Total costs to consider include:

  • Boiler equipment and accessories (pumps, valves, control panels, etc.).
  • Infrastructure costs: foundations, steam piping, chimneys, boiler house.
  • Periodic maintenance: fire-tube cleaning, descaling, technical inspections.
  • Lifetime fuel and feedwater costs.

Some businesses opt for boiler leasing models to reduce upfront investment, but the reliability of the service provider must be thoroughly assessed.

4.7. Safety standards and Environmental requirements

Boilers are subject to stringent safety regulations due to the risks of explosion and high-pressure accidents. Compliance with the following is essential:

  • TCVN 7704:2007, TCVN 8366:2010, and QCVN 01:2008/BLĐTBXH standards.
  • Initial and periodic inspections by certified third parties as per Circular 36/2019/TT-BLĐTBXH.
  • Emission standards for gases, dust, NOx, SOx (especially when using solid fuels or FO).

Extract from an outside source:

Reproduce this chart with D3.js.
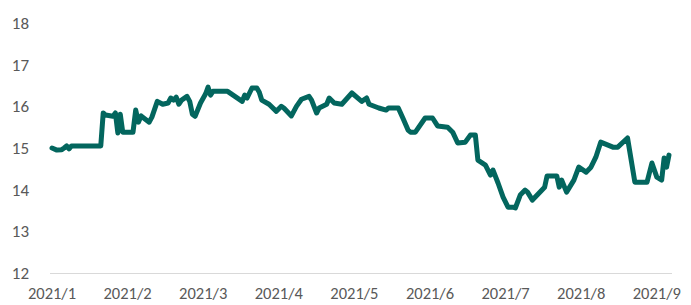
<!DOCTYPE html>
<html>
<head>
<meta charset="utf-8">
<script src="https://cdn.jsdelivr.net/npm/d3@7"></script>
<style>
  body { margin: 0; background: #fff; }
  svg { display: block; }
</style>
</head>
<body>
<div id="chart"></div>
<script>
// month tick labels (x axis) and y ticks
var months = ["2021/1", "2021/2", "2021/3", "2021/4", "2021/5", "2021/6", "2021/7", "2021/8", "2021/9"]
var yTicks = [12, 13, 14, 15, 16, 17, 18]

// series
var dates = [
  "2021-01-01", "2021-01-03", "2021-01-05", "2021-01-06", "2021-01-07", "2021-01-08", "2021-01-09", "2021-01-21",
  "2021-01-22", "2021-01-23", "2021-01-26", "2021-01-27", "2021-01-28", "2021-01-29", "2021-01-30",
  "2021-02-03", "2021-02-04", "2021-02-05", "2021-02-06", "2021-02-09", "2021-02-10", "2021-02-12", "2021-02-14",
  "2021-02-16", "2021-02-17", "2021-02-18", "2021-02-19", "2021-02-20", "2021-02-21", "2021-02-23", "2021-02-24",
  "2021-02-25", "2021-02-26", "2021-02-28",
  "2021-03-02", "2021-03-03", "2021-03-04", "2021-03-05", "2021-03-11", "2021-03-14", "2021-03-17", "2021-03-18",
  "2021-03-19", "2021-03-21", "2021-03-23", "2021-03-24", "2021-03-25", "2021-03-28", "2021-03-31",
  "2021-04-02", "2021-04-03", "2021-04-06", "2021-04-08", "2021-04-10", "2021-04-13", "2021-04-14", "2021-04-16",
  "2021-04-17", "2021-04-20", "2021-04-21", "2021-04-23", "2021-04-26", "2021-04-30",
  "2021-05-04", "2021-05-06", "2021-05-07", "2021-05-11", "2021-05-14", "2021-05-15", "2021-05-19", "2021-05-21",
  "2021-05-23", "2021-05-24", "2021-05-26", "2021-05-30",
  "2021-06-02", "2021-06-04", "2021-06-08", "2021-06-10", "2021-06-12", "2021-06-15", "2021-06-17", "2021-06-19",
  "2021-06-20", "2021-06-23", "2021-06-25", "2021-06-26", "2021-06-28", "2021-06-30",
  "2021-07-02", "2021-07-04", "2021-07-05", "2021-07-07", "2021-07-09", "2021-07-10", "2021-07-12", "2021-07-17",
  "2021-07-18", "2021-07-22", "2021-07-23", "2021-07-24", "2021-07-26", "2021-07-29", "2021-07-31",
  "2021-08-03", "2021-08-05", "2021-08-07", "2021-08-09", "2021-08-14", "2021-08-16", "2021-08-20", "2021-08-23",
  "2021-08-28", "2021-08-30",
  "2021-09-01", "2021-09-03", "2021-09-04", "2021-09-05", "2021-09-06"
]
var values = [
  15.00, 14.95, 14.96, 15.00, 15.05, 14.98, 15.05, 15.05,
  15.84, 15.79, 15.76, 15.84, 15.36, 15.81, 15.38,
  15.38, 15.91, 15.62, 15.77, 15.62, 15.74, 16.12, 16.05,
  16.08, 16.20, 16.15, 16.22, 16.05, 16.15, 16.24, 16.12,
  15.81, 15.76, 16.08,
  16.30, 16.46, 16.27, 16.36, 16.36, 16.24, 16.12, 16.27,
  16.20, 16.44, 16.44, 16.34, 16.15, 16.05, 15.88,
  16.00, 15.96, 15.77, 16.00, 16.17, 16.24, 16.15, 15.84,
  15.96, 16.05, 16.20, 16.08, 16.05, 16.32,
  16.12, 16.20, 16.05, 15.96, 15.91, 15.96, 15.96, 15.70,
  15.43, 15.38, 15.38, 15.72,
  15.72, 15.53, 15.50, 15.38, 15.12, 15.14, 15.31, 15.31,
  14.71, 14.59, 14.35, 14.47, 14.16, 13.82,
  13.58, 13.58, 13.56, 13.87, 13.99, 13.94, 13.75, 14.06,
  14.33, 14.33, 14.06, 14.23, 13.94, 14.23, 14.54,
  14.42, 14.54, 14.78, 15.14, 15.02, 15.02, 15.24, 14.18,
  14.18, 14.64,
  14.30, 14.23, 14.76, 14.54, 14.83
]

var width = 691
var height = 305
var left = 52, step = 75.6
var yTop = 23, yBottom = 273

var parse = d3.timeParse("%Y-%m-%d")
var monthDates = months.map(function(m, i) { return new Date(2021, i, 1) })

var svg = d3.select("#chart")
  .append("svg")
  .attr("width", width)
  .attr("height", height)

// months are drawn evenly spaced, so a piecewise time scale
var x = d3.scaleTime()
  .domain(monthDates)
  .range(monthDates.map(function(d, i) { return left + i * step }))

var y = d3.scaleLinear()
  .domain([12, 18])
  .range([yBottom, yTop])

var font = "Calibri, Carlito, 'Liberation Sans', Arial, sans-serif"

// baseline
svg.append("line")
  .attr("x1", 50)
  .attr("x2", 672)
  .attr("y1", y(12) + 0.5)
  .attr("y2", y(12) + 0.5)
  .attr("stroke", "#d9d9d9")
  .attr("stroke-width", 1)

// y labels
svg.append("g")
  .selectAll("text")
  .data(yTicks)
  .enter()
  .append("text")
    .attr("x", 29)
    .attr("y", function(d) { return y(d) })
    .attr("dy", "0.35em")
    .attr("text-anchor", "end")
    .style("font-family", font)
    .style("font-size", "17px")
    .attr("fill", "#595959")
    .text(function(d) { return d })

// x labels
svg.append("g")
  .selectAll("text")
  .data(months)
  .enter()
  .append("text")
    .attr("x", function(d, i) { return x(monthDates[i]) })
    .attr("y", 299)
    .attr("text-anchor", "middle")
    .style("font-family", font)
    .style("font-size", "16.5px")
    .attr("fill", "#595959")
    .text(function(d) { return d })

// the series
var points = dates.map(function(d, i) { return { date: parse(d), value: values[i] } })

var line = d3.line()
  .x(function(d) { return x(d.date) })
  .y(function(d) { return y(d.value) })

svg.append("path")
  .datum(points)
  .attr("d", line)
  .attr("fill", "none")
  .attr("stroke", "#03665e")
  .attr("stroke-width", 5)
  .attr("stroke-linejoin", "round")
  .attr("stroke-linecap", "round")
</script>
</body>
</html>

Consider integrating flue gas treatment systems, waste heat recovery, and baghouse filters to meet environmental protection regulations and avoid penalties.

4.8. Supplier reputation and After-sales support

Beyond technical specifications, a sound decision must also be based on:

  • Supplier’s track record and previous project experience.
  • 24/7 technical support capabilities, genuine spare part availability, and operator training.
  • Warranty terms, scheduled maintenance policies, and system improvement consultation.

Unreliable suppliers can lead to production disruptions and unforeseen costs. Prebecc provides turnkey design, fabrication, and installation services for fire-tube boilers, helping enterprises optimize investment while ensuring compliance with strict safety and environmental standards.

Selecting a fire-tube boiler is a multi-dimensional decision that requires a comprehensive assessment of production needs, operational conditions, and the company’s management capacity. A properly designed and selected boiler system not only meets steam demand but also becomes a key contributor to improved productivity, cost savings, and risk mitigation.